### What is needed
Write the data out again in full, with no departure from the original.

* begin *

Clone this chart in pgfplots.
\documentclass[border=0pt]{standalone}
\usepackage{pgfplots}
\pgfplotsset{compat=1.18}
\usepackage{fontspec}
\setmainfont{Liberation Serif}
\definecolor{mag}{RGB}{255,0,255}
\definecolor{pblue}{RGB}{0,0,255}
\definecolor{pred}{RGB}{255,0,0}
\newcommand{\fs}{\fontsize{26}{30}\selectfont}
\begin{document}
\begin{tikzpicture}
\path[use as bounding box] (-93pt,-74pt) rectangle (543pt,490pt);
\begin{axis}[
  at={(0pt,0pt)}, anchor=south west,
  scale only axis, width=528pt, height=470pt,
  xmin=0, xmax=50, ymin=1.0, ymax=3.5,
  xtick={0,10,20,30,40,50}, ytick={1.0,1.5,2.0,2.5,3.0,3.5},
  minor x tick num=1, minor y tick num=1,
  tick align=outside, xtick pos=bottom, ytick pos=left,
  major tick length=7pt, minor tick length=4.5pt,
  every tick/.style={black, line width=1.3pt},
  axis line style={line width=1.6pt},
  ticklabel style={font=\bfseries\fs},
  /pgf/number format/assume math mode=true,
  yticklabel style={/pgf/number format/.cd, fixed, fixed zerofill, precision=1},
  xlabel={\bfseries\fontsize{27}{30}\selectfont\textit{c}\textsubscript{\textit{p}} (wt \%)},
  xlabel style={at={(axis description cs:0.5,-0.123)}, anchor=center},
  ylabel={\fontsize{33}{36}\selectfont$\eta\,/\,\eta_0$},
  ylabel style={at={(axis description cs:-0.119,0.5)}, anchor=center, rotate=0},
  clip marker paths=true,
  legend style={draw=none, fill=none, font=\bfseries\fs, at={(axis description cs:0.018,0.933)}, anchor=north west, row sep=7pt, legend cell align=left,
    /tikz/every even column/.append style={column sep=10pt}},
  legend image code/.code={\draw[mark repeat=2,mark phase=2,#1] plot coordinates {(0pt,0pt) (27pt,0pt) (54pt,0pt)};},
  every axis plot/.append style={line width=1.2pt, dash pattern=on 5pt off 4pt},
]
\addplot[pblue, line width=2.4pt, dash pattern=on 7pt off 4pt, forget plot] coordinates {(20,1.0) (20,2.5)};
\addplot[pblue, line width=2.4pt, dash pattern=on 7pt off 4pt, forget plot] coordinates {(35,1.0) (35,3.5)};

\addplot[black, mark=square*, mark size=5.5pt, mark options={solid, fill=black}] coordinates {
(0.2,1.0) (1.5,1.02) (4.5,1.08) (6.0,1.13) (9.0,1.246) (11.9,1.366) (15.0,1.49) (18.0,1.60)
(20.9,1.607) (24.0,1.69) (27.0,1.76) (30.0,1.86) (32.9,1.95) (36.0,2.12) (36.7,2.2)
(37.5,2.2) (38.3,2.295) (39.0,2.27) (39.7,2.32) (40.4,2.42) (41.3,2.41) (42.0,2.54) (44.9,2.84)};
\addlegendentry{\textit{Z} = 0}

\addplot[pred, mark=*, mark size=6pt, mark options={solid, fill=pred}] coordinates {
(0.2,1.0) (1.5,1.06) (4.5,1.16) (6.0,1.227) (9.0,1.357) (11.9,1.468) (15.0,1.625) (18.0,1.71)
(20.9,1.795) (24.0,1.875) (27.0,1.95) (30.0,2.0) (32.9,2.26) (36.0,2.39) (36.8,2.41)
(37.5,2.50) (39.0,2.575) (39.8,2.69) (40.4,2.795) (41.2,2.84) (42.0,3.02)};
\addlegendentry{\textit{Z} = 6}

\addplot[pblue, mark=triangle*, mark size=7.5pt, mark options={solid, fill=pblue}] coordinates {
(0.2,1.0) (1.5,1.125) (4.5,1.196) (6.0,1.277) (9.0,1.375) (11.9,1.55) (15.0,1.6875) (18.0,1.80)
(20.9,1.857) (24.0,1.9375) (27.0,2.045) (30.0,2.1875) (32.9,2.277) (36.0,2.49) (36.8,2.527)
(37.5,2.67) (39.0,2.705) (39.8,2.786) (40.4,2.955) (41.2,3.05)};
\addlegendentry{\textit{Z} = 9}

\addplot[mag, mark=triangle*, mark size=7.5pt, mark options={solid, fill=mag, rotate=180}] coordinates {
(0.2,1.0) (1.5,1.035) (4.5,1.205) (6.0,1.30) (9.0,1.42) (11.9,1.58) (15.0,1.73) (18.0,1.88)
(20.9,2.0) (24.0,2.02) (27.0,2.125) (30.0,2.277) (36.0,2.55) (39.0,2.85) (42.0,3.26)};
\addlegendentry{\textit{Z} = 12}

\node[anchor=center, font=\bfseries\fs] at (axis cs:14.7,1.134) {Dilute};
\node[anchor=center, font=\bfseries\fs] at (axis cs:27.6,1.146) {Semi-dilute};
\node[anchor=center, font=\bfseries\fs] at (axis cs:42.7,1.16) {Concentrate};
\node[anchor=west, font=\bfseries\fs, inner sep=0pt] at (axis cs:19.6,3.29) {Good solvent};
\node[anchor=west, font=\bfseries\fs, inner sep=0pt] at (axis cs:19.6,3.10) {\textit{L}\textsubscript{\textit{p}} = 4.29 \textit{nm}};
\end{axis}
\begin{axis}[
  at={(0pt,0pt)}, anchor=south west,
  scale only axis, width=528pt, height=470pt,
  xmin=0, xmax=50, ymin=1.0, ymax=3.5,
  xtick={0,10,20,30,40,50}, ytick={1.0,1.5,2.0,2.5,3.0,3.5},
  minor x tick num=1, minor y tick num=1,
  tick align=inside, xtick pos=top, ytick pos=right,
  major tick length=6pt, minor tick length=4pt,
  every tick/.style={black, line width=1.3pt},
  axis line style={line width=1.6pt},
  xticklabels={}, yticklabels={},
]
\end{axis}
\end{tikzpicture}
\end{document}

* end *

### Solution to this task
Clone this chart in pgfplots.
\documentclass[border=0pt]{standalone}
\usepackage{pgfplots}
\pgfplotsset{compat=1.18}
\usepackage{fontspec}
\setmainfont{Liberation Serif}
\definecolor{mag}{RGB}{255,0,255}
\definecolor{pblue}{RGB}{0,0,255}
\definecolor{pred}{RGB}{255,0,0}
\newcommand{\fs}{\fontsize{26}{30}\selectfont}
\begin{document}
\begin{tikzpicture}
\path[use as bounding box] (-93pt,-74pt) rectangle (543pt,490pt);
\begin{axis}[
  at={(0pt,0pt)}, anchor=south west,
  scale only axis, width=528pt, height=470pt,
  xmin=0, xmax=50, ymin=1.0, ymax=3.5,
  xtick={0,10,20,30,40,50}, ytick={1.0,1.5,2.0,2.5,3.0,3.5},
  minor x tick num=1, minor y tick num=1,
  tick align=outside, xtick pos=bottom, ytick pos=left,
  major tick length=7pt, minor tick length=4.5pt,
  every tick/.style={black, line width=1.3pt},
  axis line style={line width=1.6pt},
  ticklabel style={font=\bfseries\fs},
  /pgf/number format/assume math mode=true,
  yticklabel style={/pgf/number format/.cd, fixed, fixed zerofill, precision=1},
  xlabel={\bfseries\fontsize{27}{30}\selectfont\textit{c}\textsubscript{\textit{p}} (wt \%)},
  xlabel style={at={(axis description cs:0.5,-0.123)}, anchor=center},
  ylabel={\fontsize{33}{36}\selectfont$\eta\,/\,\eta_0$},
  ylabel style={at={(axis description cs:-0.119,0.5)}, anchor=center, rotate=0},
  clip marker paths=true,
  legend style={draw=none, fill=none, font=\bfseries\fs, at={(axis description cs:0.018,0.933)}, anchor=north west, row sep=7pt, legend cell align=left,
    /tikz/every even column/.append style={column sep=10pt}},
  legend image code/.code={\draw[mark repeat=2,mark phase=2,#1] plot coordinates {(0pt,0pt) (27pt,0pt) (54pt,0pt)};},
  every axis plot/.append style={line width=1.2pt, dash pattern=on 5pt off 4pt},
]
\addplot[pblue, line width=2.4pt, dash pattern=on 7pt off 4pt, forget plot] coordinates {(20,1.0) (20,2.5)};
\addplot[pblue, line width=2.4pt, dash pattern=on 7pt off 4pt, forget plot] coordinates {(35,1.0) (35,3.5)};

\addplot[black, mark=square*, mark size=5.5pt, mark options={solid, fill=black}] coordinates {
(0.2,1.0) (1.5,1.02) (4.5,1.08) (6.0,1.13) (9.0,1.246) (11.9,1.366) (15.0,1.49) (18.0,1.60)
(20.9,1.607) (24.0,1.69) (27.0,1.76) (30.0,1.86) (32.9,1.95) (36.0,2.12) (36.7,2.2)
(37.5,2.2) (38.3,2.295) (39.0,2.27) (39.7,2.32) (40.4,2.42) (41.3,2.41) (42.0,2.54) (44.9,2.84)};
\addlegendentry{\textit{Z} = 0}

\addplot[pred, mark=*, mark size=6pt, mark options={solid, fill=pred}] coordinates {
(0.2,1.0) (1.5,1.06) (4.5,1.16) (6.0,1.227) (9.0,1.357) (11.9,1.468) (15.0,1.625) (18.0,1.71)
(20.9,1.795) (24.0,1.875) (27.0,1.95) (30.0,2.0) (32.9,2.26) (36.0,2.39) (36.8,2.41)
(37.5,2.50) (39.0,2.575) (39.8,2.69) (40.4,2.795) (41.2,2.84) (42.0,3.02)};
\addlegendentry{\textit{Z} = 6}

\addplot[pblue, mark=triangle*, mark size=7.5pt, mark options={solid, fill=pblue}] coordinates {
(0.2,1.0) (1.5,1.125) (4.5,1.196) (6.0,1.277) (9.0,1.375) (11.9,1.55) (15.0,1.6875) (18.0,1.80)
(20.9,1.857) (24.0,1.9375) (27.0,2.045) (30.0,2.1875) (32.9,2.277) (36.0,2.49) (36.8,2.527)
(37.5,2.67) (39.0,2.705) (39.8,2.786) (40.4,2.955) (41.2,3.05)};
\addlegendentry{\textit{Z} = 9}

\addplot[mag, mark=triangle*, mark size=7.5pt, mark options={solid, fill=mag, rotate=180}] coordinates {
(0.2,1.0) (1.5,1.035) (4.5,1.205) (6.0,1.30) (9.0,1.42) (11.9,1.58) (15.0,1.73) (18.0,1.88)
(20.9,2.0) (24.0,2.02) (27.0,2.125) (30.0,2.277) (36.0,2.55) (39.0,2.85) (42.0,3.26)};
\addlegendentry{\textit{Z} = 12}

\node[anchor=center, font=\bfseries\fs] at (axis cs:14.7,1.134) {Dilute};
\node[anchor=center, font=\bfseries\fs] at (axis cs:27.6,1.146) {Semi-dilute};
\node[anchor=center, font=\bfseries\fs] at (axis cs:42.7,1.16) {Concentrate};
\node[anchor=west, font=\bfseries\fs, inner sep=0pt] at (axis cs:19.6,3.29) {Good solvent};
\node[anchor=west, font=\bfseries\fs, inner sep=0pt] at (axis cs:19.6,3.10) {\textit{L}\textsubscript{\textit{p}} = 4.29 \textit{nm}};
\end{axis}
\begin{axis}[
  at={(0pt,0pt)}, anchor=south west,
  scale only axis, width=528pt, height=470pt,
  xmin=0, xmax=50, ymin=1.0, ymax=3.5,
  xtick={0,10,20,30,40,50}, ytick={1.0,1.5,2.0,2.5,3.0,3.5},
  minor x tick num=1, minor y tick num=1,
  tick align=inside, xtick pos=top, ytick pos=right,
  major tick length=6pt, minor tick length=4pt,
  every tick/.style={black, line width=1.3pt},
  axis line style={line width=1.6pt},
  xticklabels={}, yticklabels={},
]
\end{axis}
\end{tikzpicture}
\end{document}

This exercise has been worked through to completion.